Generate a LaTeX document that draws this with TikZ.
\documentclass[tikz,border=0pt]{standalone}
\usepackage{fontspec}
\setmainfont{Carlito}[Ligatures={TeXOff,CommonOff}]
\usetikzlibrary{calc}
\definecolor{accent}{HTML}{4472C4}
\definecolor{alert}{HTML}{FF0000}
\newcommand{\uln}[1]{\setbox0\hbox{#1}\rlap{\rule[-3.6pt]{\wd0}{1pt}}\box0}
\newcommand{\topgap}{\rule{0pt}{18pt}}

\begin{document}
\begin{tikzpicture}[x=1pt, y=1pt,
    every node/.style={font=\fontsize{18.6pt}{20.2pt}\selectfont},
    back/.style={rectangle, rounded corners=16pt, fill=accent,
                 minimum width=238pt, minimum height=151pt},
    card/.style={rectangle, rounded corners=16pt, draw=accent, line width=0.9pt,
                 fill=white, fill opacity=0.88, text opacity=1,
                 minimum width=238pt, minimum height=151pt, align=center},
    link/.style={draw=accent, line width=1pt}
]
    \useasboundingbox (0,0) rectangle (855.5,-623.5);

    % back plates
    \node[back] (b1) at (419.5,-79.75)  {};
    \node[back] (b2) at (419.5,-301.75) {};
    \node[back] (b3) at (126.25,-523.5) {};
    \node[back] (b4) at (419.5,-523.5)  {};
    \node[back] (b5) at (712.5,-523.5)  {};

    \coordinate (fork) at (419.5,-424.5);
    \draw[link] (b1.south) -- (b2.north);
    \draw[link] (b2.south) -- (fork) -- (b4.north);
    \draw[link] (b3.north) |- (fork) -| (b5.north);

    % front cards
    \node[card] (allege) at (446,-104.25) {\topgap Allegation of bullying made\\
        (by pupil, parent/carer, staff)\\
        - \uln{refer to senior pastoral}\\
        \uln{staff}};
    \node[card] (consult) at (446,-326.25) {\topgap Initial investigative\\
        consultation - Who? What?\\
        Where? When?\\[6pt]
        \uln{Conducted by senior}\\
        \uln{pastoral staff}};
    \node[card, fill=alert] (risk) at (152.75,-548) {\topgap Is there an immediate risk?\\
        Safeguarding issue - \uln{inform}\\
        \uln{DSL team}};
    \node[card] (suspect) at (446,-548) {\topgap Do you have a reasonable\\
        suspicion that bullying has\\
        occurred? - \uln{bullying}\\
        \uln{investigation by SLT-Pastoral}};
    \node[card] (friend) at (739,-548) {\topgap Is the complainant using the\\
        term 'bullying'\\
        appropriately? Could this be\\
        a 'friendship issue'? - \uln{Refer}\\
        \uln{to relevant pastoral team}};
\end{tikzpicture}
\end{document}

▬▬▬

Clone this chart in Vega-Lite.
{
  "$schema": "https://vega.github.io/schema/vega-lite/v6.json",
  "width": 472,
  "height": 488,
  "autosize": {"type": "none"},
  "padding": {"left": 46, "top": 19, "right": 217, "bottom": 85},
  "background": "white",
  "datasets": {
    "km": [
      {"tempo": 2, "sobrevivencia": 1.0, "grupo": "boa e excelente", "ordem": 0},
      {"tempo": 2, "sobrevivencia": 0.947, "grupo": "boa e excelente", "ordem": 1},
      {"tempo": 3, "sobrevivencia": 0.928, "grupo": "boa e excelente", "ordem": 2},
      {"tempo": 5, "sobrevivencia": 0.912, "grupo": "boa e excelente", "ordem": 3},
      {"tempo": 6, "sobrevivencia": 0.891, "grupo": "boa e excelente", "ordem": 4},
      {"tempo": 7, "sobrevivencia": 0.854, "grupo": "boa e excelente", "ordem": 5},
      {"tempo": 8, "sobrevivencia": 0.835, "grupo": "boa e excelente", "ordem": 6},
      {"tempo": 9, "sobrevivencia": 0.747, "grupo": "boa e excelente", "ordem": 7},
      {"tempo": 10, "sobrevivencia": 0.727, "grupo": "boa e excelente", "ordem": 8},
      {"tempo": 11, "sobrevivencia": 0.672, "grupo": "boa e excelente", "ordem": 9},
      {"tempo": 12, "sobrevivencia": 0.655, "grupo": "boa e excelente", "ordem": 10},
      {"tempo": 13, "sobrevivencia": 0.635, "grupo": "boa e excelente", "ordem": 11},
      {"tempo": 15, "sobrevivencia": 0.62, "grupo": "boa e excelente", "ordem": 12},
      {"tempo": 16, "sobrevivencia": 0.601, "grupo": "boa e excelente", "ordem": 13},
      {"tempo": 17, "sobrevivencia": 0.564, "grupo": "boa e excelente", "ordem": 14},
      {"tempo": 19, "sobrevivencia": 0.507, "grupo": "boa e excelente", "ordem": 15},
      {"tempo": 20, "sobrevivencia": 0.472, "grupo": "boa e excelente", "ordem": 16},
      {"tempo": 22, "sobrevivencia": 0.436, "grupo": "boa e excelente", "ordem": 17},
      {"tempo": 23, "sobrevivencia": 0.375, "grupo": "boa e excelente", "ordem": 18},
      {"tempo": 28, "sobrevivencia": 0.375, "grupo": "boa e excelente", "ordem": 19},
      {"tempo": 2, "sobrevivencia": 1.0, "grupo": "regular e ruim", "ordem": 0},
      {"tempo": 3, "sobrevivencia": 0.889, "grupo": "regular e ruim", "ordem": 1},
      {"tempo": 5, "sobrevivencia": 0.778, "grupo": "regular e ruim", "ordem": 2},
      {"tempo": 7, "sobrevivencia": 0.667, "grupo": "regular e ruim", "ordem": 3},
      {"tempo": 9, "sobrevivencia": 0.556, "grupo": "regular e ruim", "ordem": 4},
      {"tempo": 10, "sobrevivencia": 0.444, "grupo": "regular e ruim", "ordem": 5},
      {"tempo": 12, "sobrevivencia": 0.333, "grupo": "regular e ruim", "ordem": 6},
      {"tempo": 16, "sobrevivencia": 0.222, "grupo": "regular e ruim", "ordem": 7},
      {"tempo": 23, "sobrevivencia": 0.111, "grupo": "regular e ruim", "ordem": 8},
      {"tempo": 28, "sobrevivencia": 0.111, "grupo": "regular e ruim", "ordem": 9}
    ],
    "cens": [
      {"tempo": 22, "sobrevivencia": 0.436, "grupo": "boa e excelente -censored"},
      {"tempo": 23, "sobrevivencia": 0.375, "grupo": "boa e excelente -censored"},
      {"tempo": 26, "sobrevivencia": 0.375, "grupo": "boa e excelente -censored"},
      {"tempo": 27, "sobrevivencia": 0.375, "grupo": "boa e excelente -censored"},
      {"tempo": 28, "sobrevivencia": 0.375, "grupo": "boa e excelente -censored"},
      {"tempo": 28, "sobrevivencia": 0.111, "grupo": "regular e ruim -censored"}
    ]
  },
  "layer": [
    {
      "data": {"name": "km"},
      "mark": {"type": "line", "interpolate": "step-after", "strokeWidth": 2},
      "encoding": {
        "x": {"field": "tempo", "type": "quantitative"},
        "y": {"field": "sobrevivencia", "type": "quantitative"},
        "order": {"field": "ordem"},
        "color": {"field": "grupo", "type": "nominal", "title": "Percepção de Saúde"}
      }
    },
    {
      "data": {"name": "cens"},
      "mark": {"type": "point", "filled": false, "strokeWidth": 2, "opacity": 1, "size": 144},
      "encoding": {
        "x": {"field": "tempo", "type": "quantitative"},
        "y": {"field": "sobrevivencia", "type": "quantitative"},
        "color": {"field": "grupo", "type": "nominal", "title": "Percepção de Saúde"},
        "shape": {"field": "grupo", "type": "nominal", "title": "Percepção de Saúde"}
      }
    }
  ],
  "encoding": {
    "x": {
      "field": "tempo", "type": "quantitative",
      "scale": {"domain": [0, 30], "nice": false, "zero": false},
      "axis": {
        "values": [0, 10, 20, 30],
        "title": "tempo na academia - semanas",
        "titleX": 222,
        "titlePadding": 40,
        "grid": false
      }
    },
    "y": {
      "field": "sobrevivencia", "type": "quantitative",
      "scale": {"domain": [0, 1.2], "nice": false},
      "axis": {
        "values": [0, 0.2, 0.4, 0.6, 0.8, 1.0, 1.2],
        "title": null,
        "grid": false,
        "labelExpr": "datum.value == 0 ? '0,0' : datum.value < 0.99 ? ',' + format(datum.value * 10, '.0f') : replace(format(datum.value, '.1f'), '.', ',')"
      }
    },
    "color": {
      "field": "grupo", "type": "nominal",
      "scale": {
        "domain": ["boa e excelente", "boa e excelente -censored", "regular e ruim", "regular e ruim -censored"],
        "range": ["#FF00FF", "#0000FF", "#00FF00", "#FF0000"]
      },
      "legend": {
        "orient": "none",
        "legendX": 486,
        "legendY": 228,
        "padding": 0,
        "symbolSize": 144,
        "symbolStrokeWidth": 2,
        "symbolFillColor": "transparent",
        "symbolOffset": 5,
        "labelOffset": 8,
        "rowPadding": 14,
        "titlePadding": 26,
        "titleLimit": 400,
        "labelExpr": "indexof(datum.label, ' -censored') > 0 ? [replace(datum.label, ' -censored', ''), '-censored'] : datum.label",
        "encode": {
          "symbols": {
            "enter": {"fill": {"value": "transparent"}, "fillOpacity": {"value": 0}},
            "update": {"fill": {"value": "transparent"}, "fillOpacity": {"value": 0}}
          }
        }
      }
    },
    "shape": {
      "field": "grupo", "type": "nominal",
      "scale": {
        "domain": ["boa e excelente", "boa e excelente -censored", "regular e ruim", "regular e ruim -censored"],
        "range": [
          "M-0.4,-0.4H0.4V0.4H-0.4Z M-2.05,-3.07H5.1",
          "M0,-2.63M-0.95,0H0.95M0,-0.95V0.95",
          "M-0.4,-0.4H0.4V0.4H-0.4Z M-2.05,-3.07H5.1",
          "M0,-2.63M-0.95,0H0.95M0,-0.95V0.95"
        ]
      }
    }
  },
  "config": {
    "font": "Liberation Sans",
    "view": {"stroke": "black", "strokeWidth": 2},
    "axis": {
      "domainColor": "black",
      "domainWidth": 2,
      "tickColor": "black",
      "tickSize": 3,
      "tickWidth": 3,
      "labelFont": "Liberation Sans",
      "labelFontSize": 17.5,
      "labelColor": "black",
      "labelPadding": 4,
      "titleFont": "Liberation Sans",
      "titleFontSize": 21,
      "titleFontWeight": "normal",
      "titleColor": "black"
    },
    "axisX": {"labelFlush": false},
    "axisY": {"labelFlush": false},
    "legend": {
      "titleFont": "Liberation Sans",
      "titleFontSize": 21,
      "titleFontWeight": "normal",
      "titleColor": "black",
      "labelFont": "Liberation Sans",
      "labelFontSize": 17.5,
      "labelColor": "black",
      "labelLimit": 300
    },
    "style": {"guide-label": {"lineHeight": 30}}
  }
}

▬▬▬

*Task*: Write out, exactly as they stand, the lines from the one containing "Generate a LaTeX" through the one containing "(b5) at (712.5,-523.5)", both ends included.

*Finished answer*:
Generate a LaTeX document that draws this with TikZ.
\documentclass[tikz,border=0pt]{standalone}
\usepackage{fontspec}
\setmainfont{Carlito}[Ligatures={TeXOff,CommonOff}]
\usetikzlibrary{calc}
\definecolor{accent}{HTML}{4472C4}
\definecolor{alert}{HTML}{FF0000}
\newcommand{\uln}[1]{\setbox0\hbox{#1}\rlap{\rule[-3.6pt]{\wd0}{1pt}}\box0}
\newcommand{\topgap}{\rule{0pt}{18pt}}

\begin{document}
\begin{tikzpicture}[x=1pt, y=1pt,
    every node/.style={font=\fontsize{18.6pt}{20.2pt}\selectfont},
    back/.style={rectangle, rounded corners=16pt, fill=accent,
                 minimum width=238pt, minimum height=151pt},
    card/.style={rectangle, rounded corners=16pt, draw=accent, line width=0.9pt,
                 fill=white, fill opacity=0.88, text opacity=1,
                 minimum width=238pt, minimum height=151pt, align=center},
    link/.style={draw=accent, line width=1pt}
]
    \useasboundingbox (0,0) rectangle (855.5,-623.5);

    % back plates
    \node[back] (b1) at (419.5,-79.75)  {};
    \node[back] (b2) at (419.5,-301.75) {};
    \node[back] (b3) at (126.25,-523.5) {};
    \node[back] (b4) at (419.5,-523.5)  {};
    \node[back] (b5) at (712.5,-523.5)  {};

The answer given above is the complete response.